# Task goal
All of the material below is to be restated word for word, apart from the pictures.
------------
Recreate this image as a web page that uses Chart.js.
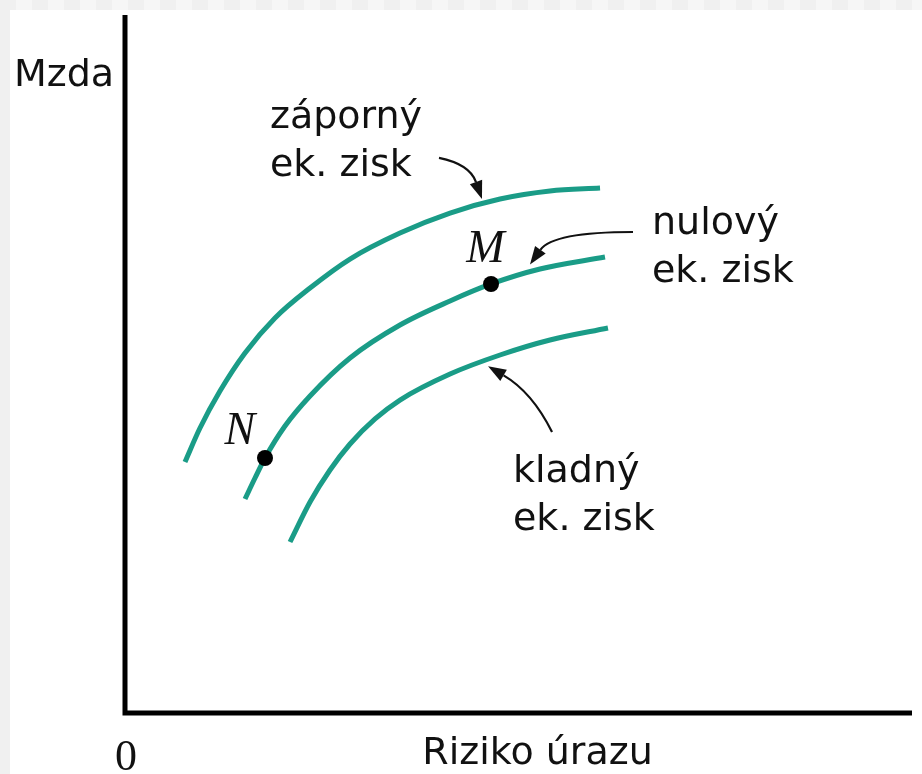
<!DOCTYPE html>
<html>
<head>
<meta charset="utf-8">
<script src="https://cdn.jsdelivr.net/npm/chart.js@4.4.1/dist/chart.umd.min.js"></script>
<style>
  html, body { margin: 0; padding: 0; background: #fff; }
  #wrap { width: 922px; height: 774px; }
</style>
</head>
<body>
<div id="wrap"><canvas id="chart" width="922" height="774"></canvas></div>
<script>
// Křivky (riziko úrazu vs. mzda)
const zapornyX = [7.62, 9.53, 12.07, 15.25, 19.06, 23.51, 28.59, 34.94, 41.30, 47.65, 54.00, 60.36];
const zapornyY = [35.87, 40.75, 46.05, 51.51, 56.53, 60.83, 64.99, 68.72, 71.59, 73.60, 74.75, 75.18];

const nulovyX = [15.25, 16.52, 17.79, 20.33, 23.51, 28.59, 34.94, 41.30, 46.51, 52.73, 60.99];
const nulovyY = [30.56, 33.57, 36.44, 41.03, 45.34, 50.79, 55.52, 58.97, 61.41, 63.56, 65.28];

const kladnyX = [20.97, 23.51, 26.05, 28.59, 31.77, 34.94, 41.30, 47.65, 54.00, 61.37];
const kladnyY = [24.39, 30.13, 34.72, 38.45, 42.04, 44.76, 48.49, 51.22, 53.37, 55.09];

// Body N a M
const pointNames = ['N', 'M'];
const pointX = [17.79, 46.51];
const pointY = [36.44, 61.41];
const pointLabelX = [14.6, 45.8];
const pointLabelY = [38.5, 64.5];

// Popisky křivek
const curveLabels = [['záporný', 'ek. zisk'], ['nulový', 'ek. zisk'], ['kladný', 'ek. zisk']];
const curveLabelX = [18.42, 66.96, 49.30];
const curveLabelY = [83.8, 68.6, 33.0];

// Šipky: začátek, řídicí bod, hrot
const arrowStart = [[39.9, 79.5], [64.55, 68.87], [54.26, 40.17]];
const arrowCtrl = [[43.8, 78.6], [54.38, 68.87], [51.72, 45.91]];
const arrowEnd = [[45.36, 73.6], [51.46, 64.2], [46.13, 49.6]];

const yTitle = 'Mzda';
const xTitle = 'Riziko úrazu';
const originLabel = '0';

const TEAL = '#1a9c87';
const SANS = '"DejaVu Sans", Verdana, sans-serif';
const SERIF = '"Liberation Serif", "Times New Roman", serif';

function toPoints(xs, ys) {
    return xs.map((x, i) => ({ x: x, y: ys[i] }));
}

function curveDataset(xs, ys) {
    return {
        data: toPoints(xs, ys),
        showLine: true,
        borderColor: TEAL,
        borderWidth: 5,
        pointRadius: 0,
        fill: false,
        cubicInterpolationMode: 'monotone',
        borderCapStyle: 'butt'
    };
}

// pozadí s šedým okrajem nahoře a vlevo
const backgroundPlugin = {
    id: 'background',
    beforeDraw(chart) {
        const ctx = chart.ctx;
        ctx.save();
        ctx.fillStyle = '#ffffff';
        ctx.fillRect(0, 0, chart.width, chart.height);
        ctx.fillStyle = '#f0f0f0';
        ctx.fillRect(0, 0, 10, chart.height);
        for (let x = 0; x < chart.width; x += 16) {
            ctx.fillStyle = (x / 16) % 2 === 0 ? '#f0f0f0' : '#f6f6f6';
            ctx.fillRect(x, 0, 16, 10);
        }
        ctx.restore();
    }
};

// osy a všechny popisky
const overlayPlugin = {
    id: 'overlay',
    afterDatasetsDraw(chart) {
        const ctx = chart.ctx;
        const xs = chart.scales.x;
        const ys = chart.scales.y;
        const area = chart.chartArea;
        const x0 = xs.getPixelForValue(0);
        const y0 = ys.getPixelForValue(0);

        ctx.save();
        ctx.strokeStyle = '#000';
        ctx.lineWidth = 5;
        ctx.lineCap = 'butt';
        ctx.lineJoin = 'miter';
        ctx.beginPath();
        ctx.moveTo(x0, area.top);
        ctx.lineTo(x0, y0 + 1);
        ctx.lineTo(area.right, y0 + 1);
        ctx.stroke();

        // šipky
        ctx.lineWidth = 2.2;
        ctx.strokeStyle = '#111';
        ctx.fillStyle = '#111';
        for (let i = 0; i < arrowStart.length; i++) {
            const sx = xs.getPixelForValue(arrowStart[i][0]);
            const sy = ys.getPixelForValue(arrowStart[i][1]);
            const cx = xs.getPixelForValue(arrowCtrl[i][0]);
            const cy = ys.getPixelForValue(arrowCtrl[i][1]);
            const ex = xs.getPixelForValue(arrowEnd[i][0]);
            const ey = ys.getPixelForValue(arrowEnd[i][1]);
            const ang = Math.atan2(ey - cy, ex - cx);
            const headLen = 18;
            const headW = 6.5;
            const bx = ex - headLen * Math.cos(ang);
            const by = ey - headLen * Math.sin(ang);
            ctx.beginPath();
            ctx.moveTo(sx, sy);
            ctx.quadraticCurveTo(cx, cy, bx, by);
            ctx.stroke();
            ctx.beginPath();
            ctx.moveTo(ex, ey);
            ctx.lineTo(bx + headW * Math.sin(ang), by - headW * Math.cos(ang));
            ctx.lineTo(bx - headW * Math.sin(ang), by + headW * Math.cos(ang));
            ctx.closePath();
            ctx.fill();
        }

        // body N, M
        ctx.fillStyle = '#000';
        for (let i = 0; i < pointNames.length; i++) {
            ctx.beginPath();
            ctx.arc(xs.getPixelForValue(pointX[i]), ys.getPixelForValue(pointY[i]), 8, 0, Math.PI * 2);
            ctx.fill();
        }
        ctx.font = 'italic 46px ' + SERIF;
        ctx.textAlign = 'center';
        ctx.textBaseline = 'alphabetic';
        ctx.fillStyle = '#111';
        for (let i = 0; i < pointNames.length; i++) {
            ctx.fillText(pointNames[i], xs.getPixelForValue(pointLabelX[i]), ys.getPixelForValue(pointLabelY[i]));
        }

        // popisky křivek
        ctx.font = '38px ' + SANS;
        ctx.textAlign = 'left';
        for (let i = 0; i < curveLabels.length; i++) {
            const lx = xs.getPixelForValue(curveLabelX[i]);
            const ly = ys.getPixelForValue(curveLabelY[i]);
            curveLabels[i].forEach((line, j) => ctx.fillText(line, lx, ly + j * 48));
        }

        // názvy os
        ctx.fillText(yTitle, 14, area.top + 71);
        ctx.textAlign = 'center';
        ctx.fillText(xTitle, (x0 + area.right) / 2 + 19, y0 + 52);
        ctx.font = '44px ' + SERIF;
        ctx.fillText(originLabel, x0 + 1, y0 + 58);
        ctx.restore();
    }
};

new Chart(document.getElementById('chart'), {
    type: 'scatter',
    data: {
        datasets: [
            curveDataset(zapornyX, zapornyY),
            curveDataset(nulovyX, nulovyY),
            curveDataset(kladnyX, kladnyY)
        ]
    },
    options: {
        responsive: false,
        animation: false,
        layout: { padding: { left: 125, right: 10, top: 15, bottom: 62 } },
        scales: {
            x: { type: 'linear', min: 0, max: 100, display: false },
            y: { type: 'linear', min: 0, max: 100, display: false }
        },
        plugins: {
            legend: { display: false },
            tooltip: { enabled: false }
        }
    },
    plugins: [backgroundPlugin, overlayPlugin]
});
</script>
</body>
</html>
------------
# Exercise response
Recreate this image as a web page that uses Chart.js.
<!DOCTYPE html>
<html>
<head>
<meta charset="utf-8">
<script src="https://cdn.jsdelivr.net/npm/chart.js@4.4.1/dist/chart.umd.min.js"></script>
<style>
  html, body { margin: 0; padding: 0; background: #fff; }
  #wrap { width: 922px; height: 774px; }
</style>
</head>
<body>
<div id="wrap"><canvas id="chart" width="922" height="774"></canvas></div>
<script>
// Křivky (riziko úrazu vs. mzda)
const zapornyX = [7.62, 9.53, 12.07, 15.25, 19.06, 23.51, 28.59, 34.94, 41.30, 47.65, 54.00, 60.36];
const zapornyY = [35.87, 40.75, 46.05, 51.51, 56.53, 60.83, 64.99, 68.72, 71.59, 73.60, 74.75, 75.18];

const nulovyX = [15.25, 16.52, 17.79, 20.33, 23.51, 28.59, 34.94, 41.30, 46.51, 52.73, 60.99];
const nulovyY = [30.56, 33.57, 36.44, 41.03, 45.34, 50.79, 55.52, 58.97, 61.41, 63.56, 65.28];

const kladnyX = [20.97, 23.51, 26.05, 28.59, 31.77, 34.94, 41.30, 47.65, 54.00, 61.37];
const kladnyY = [24.39, 30.13, 34.72, 38.45, 42.04, 44.76, 48.49, 51.22, 53.37, 55.09];

// Body N a M
const pointNames = ['N', 'M'];
const pointX = [17.79, 46.51];
const pointY = [36.44, 61.41];
const pointLabelX = [14.6, 45.8];
const pointLabelY = [38.5, 64.5];

// Popisky křivek
const curveLabels = [['záporný', 'ek. zisk'], ['nulový', 'ek. zisk'], ['kladný', 'ek. zisk']];
const curveLabelX = [18.42, 66.96, 49.30];
const curveLabelY = [83.8, 68.6, 33.0];

// Šipky: začátek, řídicí bod, hrot
const arrowStart = [[39.9, 79.5], [64.55, 68.87], [54.26, 40.17]];
const arrowCtrl = [[43.8, 78.6], [54.38, 68.87], [51.72, 45.91]];
const arrowEnd = [[45.36, 73.6], [51.46, 64.2], [46.13, 49.6]];

const yTitle = 'Mzda';
const xTitle = 'Riziko úrazu';
const originLabel = '0';

const TEAL = '#1a9c87';
const SANS = '"DejaVu Sans", Verdana, sans-serif';
const SERIF = '"Liberation Serif", "Times New Roman", serif';

function toPoints(xs, ys) {
    return xs.map((x, i) => ({ x: x, y: ys[i] }));
}

function curveDataset(xs, ys) {
    return {
        data: toPoints(xs, ys),
        showLine: true,
        borderColor: TEAL,
        borderWidth: 5,
        pointRadius: 0,
        fill: false,
        cubicInterpolationMode: 'monotone',
        borderCapStyle: 'butt'
    };
}

// pozadí s šedým okrajem nahoře a vlevo
const backgroundPlugin = {
    id: 'background',
    beforeDraw(chart) {
        const ctx = chart.ctx;
        ctx.save();
        ctx.fillStyle = '#ffffff';
        ctx.fillRect(0, 0, chart.width, chart.height);
        ctx.fillStyle = '#f0f0f0';
        ctx.fillRect(0, 0, 10, chart.height);
        for (let x = 0; x < chart.width; x += 16) {
            ctx.fillStyle = (x / 16) % 2 === 0 ? '#f0f0f0' : '#f6f6f6';
            ctx.fillRect(x, 0, 16, 10);
        }
        ctx.restore();
    }
};

// osy a všechny popisky
const overlayPlugin = {
    id: 'overlay',
    afterDatasetsDraw(chart) {
        const ctx = chart.ctx;
        const xs = chart.scales.x;
        const ys = chart.scales.y;
        const area = chart.chartArea;
        const x0 = xs.getPixelForValue(0);
        const y0 = ys.getPixelForValue(0);

        ctx.save();
        ctx.strokeStyle = '#000';
        ctx.lineWidth = 5;
        ctx.lineCap = 'butt';
        ctx.lineJoin = 'miter';
        ctx.beginPath();
        ctx.moveTo(x0, area.top);
        ctx.lineTo(x0, y0 + 1);
        ctx.lineTo(area.right, y0 + 1);
        ctx.stroke();

        // šipky
        ctx.lineWidth = 2.2;
        ctx.strokeStyle = '#111';
        ctx.fillStyle = '#111';
        for (let i = 0; i < arrowStart.length; i++) {
            const sx = xs.getPixelForValue(arrowStart[i][0]);
            const sy = ys.getPixelForValue(arrowStart[i][1]);
            const cx = xs.getPixelForValue(arrowCtrl[i][0]);
            const cy = ys.getPixelForValue(arrowCtrl[i][1]);
            const ex = xs.getPixelForValue(arrowEnd[i][0]);
            const ey = ys.getPixelForValue(arrowEnd[i][1]);
            const ang = Math.atan2(ey - cy, ex - cx);
            const headLen = 18;
            const headW = 6.5;
            const bx = ex - headLen * Math.cos(ang);
            const by = ey - headLen * Math.sin(ang);
            ctx.beginPath();
            ctx.moveTo(sx, sy);
            ctx.quadraticCurveTo(cx, cy, bx, by);
            ctx.stroke();
            ctx.beginPath();
            ctx.moveTo(ex, ey);
            ctx.lineTo(bx + headW * Math.sin(ang), by - headW * Math.cos(ang));
            ctx.lineTo(bx - headW * Math.sin(ang), by + headW * Math.cos(ang));
            ctx.closePath();
            ctx.fill();
        }

        // body N, M
        ctx.fillStyle = '#000';
        for (let i = 0; i < pointNames.length; i++) {
            ctx.beginPath();
            ctx.arc(xs.getPixelForValue(pointX[i]), ys.getPixelForValue(pointY[i]), 8, 0, Math.PI * 2);
            ctx.fill();
        }
        ctx.font = 'italic 46px ' + SERIF;
        ctx.textAlign = 'center';
        ctx.textBaseline = 'alphabetic';
        ctx.fillStyle = '#111';
        for (let i = 0; i < pointNames.length; i++) {
            ctx.fillText(pointNames[i], xs.getPixelForValue(pointLabelX[i]), ys.getPixelForValue(pointLabelY[i]));
        }

        // popisky křivek
        ctx.font = '38px ' + SANS;
        ctx.textAlign = 'left';
        for (let i = 0; i < curveLabels.length; i++) {
            const lx = xs.getPixelForValue(curveLabelX[i]);
            const ly = ys.getPixelForValue(curveLabelY[i]);
            curveLabels[i].forEach((line, j) => ctx.fillText(line, lx, ly + j * 48));
        }

        // názvy os
        ctx.fillText(yTitle, 14, area.top + 71);
        ctx.textAlign = 'center';
        ctx.fillText(xTitle, (x0 + area.right) / 2 + 19, y0 + 52);
        ctx.font = '44px ' + SERIF;
        ctx.fillText(originLabel, x0 + 1, y0 + 58);
        ctx.restore();
    }
};

new Chart(document.getElementById('chart'), {
    type: 'scatter',
    data: {
        datasets: [
            curveDataset(zapornyX, zapornyY),
            curveDataset(nulovyX, nulovyY),
            curveDataset(kladnyX, kladnyY)
        ]
    },
    options: {
        responsive: false,
        animation: false,
        layout: { padding: { left: 125, right: 10, top: 15, bottom: 62 } },
        scales: {
            x: { type: 'linear', min: 0, max: 100, display: false },
            y: { type: 'linear', min: 0, max: 100, display: false }
        },
        plugins: {
            legend: { display: false },
            tooltip: { enabled: false }
        }
    },
    plugins: [backgroundPlugin, overlayPlugin]
});
</script>
</body>
</html>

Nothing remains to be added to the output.